In ‘Manhattan Beach,’ Jennifer Egan Sets a Crime Story on the Waterfront

It is no coincidence that these subcultures are mostly professional in nature. While we do visit the Kerrigans’ small cluttered apartment and the Styleses’ grand home, Egan’s book is far less interested in domestic relationships than in those of the workplace.

By the early 1940s, the stability of American urban domestic life had been under threat for years. Families had been strained by the economic dislocation of the Depression, by the ethnic, religious and class divisions stemming from large-scale immigration and, finally, by the war.

Add to these generational forces of entropy the more timeless problems of pride, shame, ambition and wanderlust, and no family unit in Egan’s novel seems particularly secure. “Her life was a war life; the war was her life,” Egan writes of Anna at one point. “There had been another life before that – her family, the neighborhood – but everyone from that time had died, or moved, or grown up.”

Yet what stability the central characters fail to find at home, they discover at work. Eddie, Dexter and Anna all form profound bonds on the job – whether with fellow shipmates, henchmen or divers. While in their personal lives the three struggle with the limitations prescribed by their gender, class and family roles, their intimate professional units provide them with human connections that supersede prejudice and presumption. On the job, the three can ultimately be themselves.

Perhaps it is to be expected that a story of intertwined fates should be laden with secrets. Virtually all of the characters here have them. In the course of the novel, meetings take place that are never to be spoken of again. Money changes hands with provenance suppressed. Misrepresentations of paternity and identity are engineered right alongside the more mundane deceits that spring from infidelity and murder. As Dexter’s white-shoe banker of a father-in-law observes: “Every man has his secrets, his costs of doing business.”

We could elaborate by noting that secrecy can also be the cost of having relationships. In this broader context, Egan nimbly explores two of the central paradoxes inherent in the keeping of secrets. First, while a secret is a piece of information that we bury, it can quickly become the prevailing force shaping our identity and governing our actions in the world. Second, while we fashion most secrets to preserve some form of liberty, they inevitably constrain us by inhibiting self-knowledge and self-proclamation.

But for all of their asymmetric influence, secrets are ultimately mortal. What is done cannot be undone through dissemblance. The hidden fact bides its time in obscurity waiting to be revealed by a slip of the tongue or a chance encounter. And in the context of Egan’s novel, it is only when secrets unravel that the business of personal liberty can begin.
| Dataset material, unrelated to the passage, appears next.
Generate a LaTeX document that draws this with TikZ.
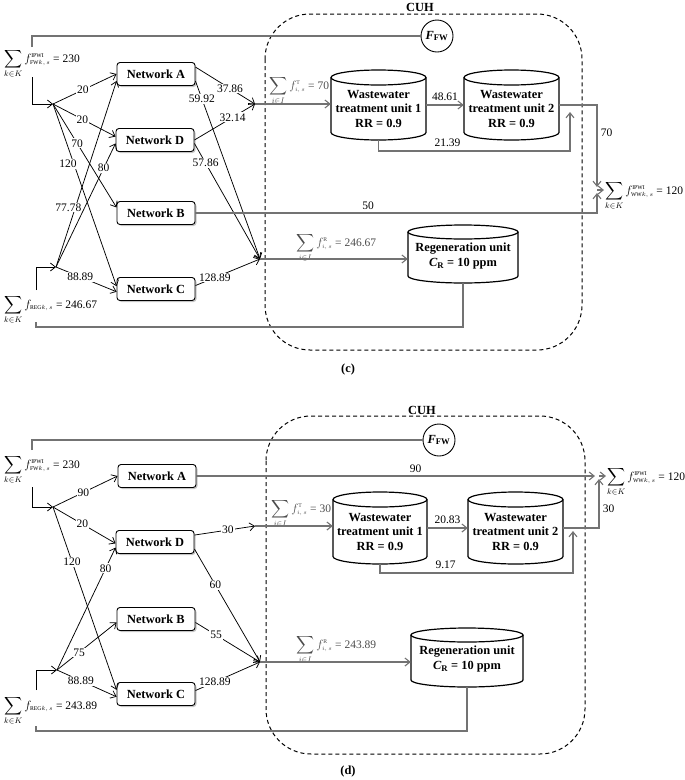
\documentclass[tikz,border=0pt]{standalone}
\usepackage{fontspec}
\usepackage{graphicx}
\setmainfont{Liberation Serif}
\usetikzlibrary{arrows.meta,shadows,calc}
\newcommand\drawcyl[5]{%
  \draw[cylline] (#1-#4,#2+#5) -- (#1-#4,#3-#5) arc[start angle=180,end angle=360,x radius=#4pt,y radius=#5pt] -- (#1+#4,#2+#5);
  \draw[cylline] (#1,#2+#5) ellipse[x radius=#4pt,y radius=#5pt];
}
\newcommand\bsum{\mathop{\vcenter{\hbox{\scalebox{1.25}{$\displaystyle\sum$}}}}\limits}
\begin{document}
\begin{tikzpicture}[x=1pt,y=-1pt,font=\fontsize{11.5}{13}\selectfont,
 net/.style={draw,rounded corners=3pt,line width=0.9pt,fill=white,minimum width=78pt,minimum height=23pt,inner sep=0pt,font=\fontsize{12.4}{14}\selectfont\bfseries,drop shadow={shadow xshift=1.5pt,shadow yshift=-1.5pt,fill=black!45}},
 ar/.style={-{Straight Barb[length=5pt,width=8pt]}},
 bl/.style={line width=0.75pt,draw=black},
 gl/.style={line width=1.1pt,draw=black!55},
 lbl/.style={fill=white,inner sep=1pt},
 cylbox/.style 2 args={minimum width=#1,minimum height=#2,inner sep=0pt},
 cyltxt/.style={align=center,font=\fontsize{12.4}{14.5}\selectfont\bfseries,inner sep=0pt},
 cylline/.style={line width=1.2pt},
 cuh/.style={dash pattern=on 4pt off 3pt,line width=1pt,rounded corners=45pt},
 boldlbl/.style={font=\fontsize{12.4}{14}\selectfont\bfseries},
 fwnode/.style={draw,circle,minimum size=32pt,inner sep=0pt,line width=0.9pt,font=\fontsize{12.4}{14}\selectfont\bfseries},
 sumlbl/.style={anchor=base west,inner sep=1pt},
 glbl/.style={anchor=base west,inner sep=1pt,text=black!70},
]
\useasboundingbox (0,0) rectangle (685,780);

% =================== (c) ===================
\node[boldlbl] (cuhc) at (420,7) {CUH};
\draw[cuh] (265,14) rectangle (582,350);
\node[fwnode] (fwc) at (437,36) {{\itshape F}\textsubscript{FW}};

\node[net] (Ac) at (156,74) {Network A};
\node[net] (Dc) at (155,140) {Network D};
\node[net] (Bc) at (156,213) {Network B};
\node[net] (Cc) at (156,289) {Network C};

\drawcyl{378.5}{70}{140}{47.5}{7.5}
\node[cylbox={95pt}{70pt}] (tu1c) at (378.5,105) {};
\node[cyltxt] (tu1ct) at (378.5,109) {Wastewater\\treatment unit 1\\RR = 0.9};
\drawcyl{511.5}{70}{140}{47.5}{7.5}
\node[cylbox={95pt}{70pt}] (tu2c) at (511.5,105) {};
\node[cyltxt] (tu2ct) at (511.5,109) {Wastewater\\treatment unit 2\\RR = 0.9};
\drawcyl{463}{225}{283}{55}{7}
\node[cylbox={110pt}{58pt}] (regc) at (463,254) {};
\node[cyltxt] (regct) at (463,256) {Regeneration unit\\{\itshape C}\textsubscript{R} = 10 ppm};

\node[sumlbl] (sFWc) at (3,62) {$\bsum_{k\in K} f^{\scriptscriptstyle\mathrm{IPWI}}_{\scriptscriptstyle\mathrm{FW}k,\,s}$ = 230};
\node[sumlbl] (sREGc) at (3,308) {$\bsum_{k\in K} f_{\scriptscriptstyle\mathrm{REG}k,\,s}$ = 246.67};
\node[sumlbl] (sWWc) at (604,194) {$\bsum_{k\in K} f^{\scriptscriptstyle\mathrm{IPWI}}_{\scriptscriptstyle\mathrm{WW}k,\,s}$ = 120};
\node[glbl] (sTc) at (268,89) {$\bsum_{i\in I} f^{\scriptscriptstyle\mathrm{T}}_{\scriptscriptstyle i,\,s}$ = 70};
\node[glbl] (sRc) at (295,246) {$\bsum_{i\in I} f^{\scriptscriptstyle\mathrm{R}}_{\scriptscriptstyle i,\,s}$ = 246.67};

\coordinate (J1c) at (53,104);
\coordinate (J2c) at (56,267);
\coordinate (J3c) at (255,104);
\coordinate (J4c) at (260,259);
\coordinate (fwtopc) at (32,47);
\coordinate (fwbotc) at (32,77);
\coordinate (regtopc) at (36,290);
\coordinate (rcc) at (36,327);
\coordinate (regretc) at (36,322);
\coordinate (bpcb) at (570,151);
\coordinate (bpc) at (570,112);
\coordinate (WWc) at (597,190);
\coordinate (WWcu) at (597,187);
\coordinate (WWcd) at (597,193);

\draw[gl] (fwtopc) |- (fwc.west);
\draw[bl,ar] (fwbotc) |- (J1c);
\draw[bl,ar] (regtopc) |- (J2c);
\draw[gl] (regc.south) |- (rcc) -- (regretc);

\draw[bl,ar] (J1c) -- node[lbl,pos=.47]{20} (Ac.west);
\draw[bl,ar] (J1c) -- node[lbl,pos=.47]{20} (Dc.175);
\draw[bl,ar] (J1c) -- node[lbl,pos=.38]{70} (Bc.172);
\draw[bl,ar] (J1c) -- node[lbl,pos=.33,xshift=-6pt]{120} (Cc.176);
\draw[bl,ar] (J2c) -- node[lbl,pos=.32,xshift=-7pt]{77.78} (Ac.190);
\draw[bl,ar] (J2c) -- node[lbl,pos=.8]{80} (Dc.185);
\draw[bl,ar] (J2c) -- node[lbl,pos=.4]{88.89} (Cc.184);

\draw[bl,ar] (Ac.10) -- node[lbl,pos=.58]{37.86} (J3c);
\draw[bl,ar] (Dc.east) -- node[lbl,pos=.63]{32.14} (J3c);
\draw[bl,ar] (Ac.-10) -- node[lbl,pos=.1]{59.92} (J4c);
\draw[bl,ar] (Dc.-5) -- node[lbl,pos=.17]{57.86} (J4c);
\draw[bl,ar] (Cc.5) -- node[lbl,pos=.3]{128.89} (J4c);

\draw[gl,ar] (J3c) -- (J3c -| tu1c.west);
\draw[gl,ar] (J4c) -- (J4c -| regc.west);
\draw[gl,ar] (tu1c.east) -- node[above]{48.61} (tu2c.west);
\draw[gl,ar] (tu1c.south) |- node[above,pos=.68]{21.39} (bpcb) -- (bpc);
\draw[gl,ar] (tu2c.east) -| node[right,pos=.67]{70} (WWcu);
\draw[gl,ar] (Bc.east) -| node[above,pos=.215]{50} (WWcd);
\draw[gl,ar] (WWc) -- (WWc -| sWWc.west);

\node[boldlbl] (capc) at (348,370) {(c)};

% =================== (d) ===================
\node[boldlbl] (cuhd) at (422,410) {CUH};
\draw[cuh] (266,416) rectangle (585,754);
\node[fwnode] (fwd) at (439,440) {{\itshape F}\textsubscript{FW}};

\node[net] (Ad) at (157,476) {Network A};
\node[net] (Dd) at (155,542) {Network D};
\node[net] (Bd) at (156,619) {Network B};
\node[net] (Cd) at (156,694) {Network C};

\drawcyl{380}{492}{564}{47}{7.5}
\node[cylbox={94pt}{72pt}] (tu1d) at (380,528) {};
\node[cyltxt] (tu1dt) at (380,532) {Wastewater\\treatment unit 1\\RR = 0.9};
\drawcyl{515.5}{492}{564}{47.5}{7.5}
\node[cylbox={95pt}{72pt}] (tu2d) at (515.5,528) {};
\node[cyltxt] (tu2dt) at (515.5,532) {Wastewater\\treatment unit 2\\RR = 0.9};
\drawcyl{467}{628}{687}{56}{7}
\node[cylbox={112pt}{59pt}] (regd) at (467,657) {};
\node[cyltxt] (regdt) at (467,659) {Regeneration unit\\{\itshape C}\textsubscript{R} = 10 ppm};

\node[sumlbl] (sFWd) at (3,468) {$\bsum_{k\in K} f^{\scriptscriptstyle\mathrm{IPWI}}_{\scriptscriptstyle\mathrm{FW}k,\,s}$ = 230};
\node[sumlbl] (sREGd) at (3,709) {$\bsum_{k\in K} f_{\scriptscriptstyle\mathrm{REG}k,\,s}$ = 243.89};
\node[sumlbl] (sWWd) at (606,480) {$\bsum_{k\in K} f^{\scriptscriptstyle\mathrm{IPWI}}_{\scriptscriptstyle\mathrm{WW}k,\,s}$ = 120};
\node[glbl] (sTd) at (270,512) {$\bsum_{i\in I} f^{\scriptscriptstyle\mathrm{T}}_{\scriptscriptstyle i,\,s}$ = 30};
\node[glbl] (sRd) at (295,648) {$\bsum_{i\in I} f^{\scriptscriptstyle\mathrm{R}}_{\scriptscriptstyle i,\,s}$ = 243.89};

\coordinate (J1d) at (53,507);
\coordinate (J2d) at (57,670);
\coordinate (J3d) at (255,526);
\coordinate (J4d) at (260,662);
\coordinate (fwtopd) at (32,450);
\coordinate (fwbotd) at (32,487);
\coordinate (regtopd) at (36,690);
\coordinate (rcd) at (36,731);
\coordinate (regretd) at (36,726);
\coordinate (bpdb) at (573,573);
\coordinate (bpd) at (573,531);
\coordinate (WWdA) at (595,476);
\coordinate (WWd) at (599,476);
\coordinate (WWdu) at (599,479);

\draw[gl] (fwtopd) |- (fwd.west);
\draw[bl,ar] (fwbotd) |- (J1d);
\draw[bl,ar] (regtopd) |- (J2d);
\draw[gl] (regd.south) |- (rcd) -- (regretd);

\draw[bl,ar] (J1d) -- node[lbl,pos=.47]{90} (Ad.west);
\draw[bl,ar] (J1d) -- node[lbl,pos=.47]{20} (Dd.182);
\draw[bl,ar] (J1d) -- node[lbl,pos=.3]{120} (Cd.174);
\draw[bl,ar] (J2d) -- node[lbl,pos=.83]{80} (Dd.188);
\draw[bl,ar] (J2d) -- node[lbl,pos=.37]{75} (Bd.185);
\draw[bl,ar] (J2d) -- node[lbl,pos=.4]{88.89} (Cd.184);

\draw[gl,ar] (Ad.east) -- node[above,pos=.55]{90} (WWdA);
\draw[gl,ar] (WWd) -- (WWd -| sWWd.west);
\draw[bl,ar] (Dd.10) -- node[lbl,pos=.55]{30} (J3d);
\draw[gl,ar] (J3d) -- (J3d -| tu1d.west);
\draw[gl,ar] (tu1d.east) -- node[above]{20.83} (tu2d.west);
\draw[gl,ar] (tu1d.south) |- node[above,pos=.67]{9.17} (bpdb) -- (bpd);
\draw[gl,ar] (tu2d.east) -| node[right,pos=.7]{30} (WWdu);

\draw[bl,ar] (Dd.-10) -- node[lbl,pos=.32]{60} (J4d);
\draw[bl,ar] (Bd.-5) -- node[lbl,pos=.32]{55} (J4d);
\draw[bl,ar] (Cd.5) -- node[lbl,pos=.3]{128.89} (J4d);
\draw[gl,ar] (J4d) -- (J4d -| regd.west);

\node[boldlbl] (capd) at (348,772) {(d)};
\end{tikzpicture}
\end{document}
“Manhattan Beach” is principally a novel of New York. As such, it inevitably pays tribute to the city’s iconography: its crowded tenements and highbrow retreats and quasi-legitimate nightclubs. But these familiar landmarks are not the focus of Egan’s narrative. Refreshingly, Egan and her characters turn their backs on a Manhattan interior defined by subways and skyscrapers, Broadway and Wall Street, to look outward to sea. After all, from New York’s founding until not long ago, the city was chiefly a port – busy with the daily movement of goods onto and off ships. In addition, because New York was America’s gateway for immigration, by 1940 a significant percentage of the city’s population had crossed the sea to get here. The very title of the novel, “Manhattan Beach,” points to this fact of history that in modern times seems almost oxymoronic. Egan also gestures to this paradox by choosing as her epigraph a quote from Herman Melville, who spent most of his life not on the island of Nantucket but on the island of Manhattan.

In the New York of Egan’s novel, freighters are docked the length of the West Side piers and battleships are being built in the Brooklyn Naval Yards.

The local fisheries and oyster beds are still thriving. By extension, the book is teeming with those who earn their living on the water: sailors, stevedores, lobstermen, shipbuilders and that particular maritime specialist prized by the underworld, the boatman who sinks bodies to the bottom of the sea. Anna principally comes of age in the Naval Yards as one of the pioneering divers who performed underwater repairs and salvage. And it is in a remote boathouse at the far reaches of Manhattan Beach that the destinies of Anna, Eddie and Dexter ultimately come to fruition – albeit at three different moments in time.

The prevalence of the ocean in this story is not simply atmospheric; it is central to the symbolism. As the Melville epigraph affirms, “meditation and water are wedded for ever.” For Anna the sight of the sea provides an “electric mix of attraction and dread” while for Eddie it’s “an infinite hypnotic expanse” and for Dexter it’s “never the same on any two days, not if you really looked.” Egan really looks, and so do her characters. Turning their backs on the crowded constraints of their urban lives, all three look to the ocean as a realm that while inherently dangerous also promises the potential for personal discovery and an almost mystical liberty. This is a novel that deserves to join the canon of New York stories.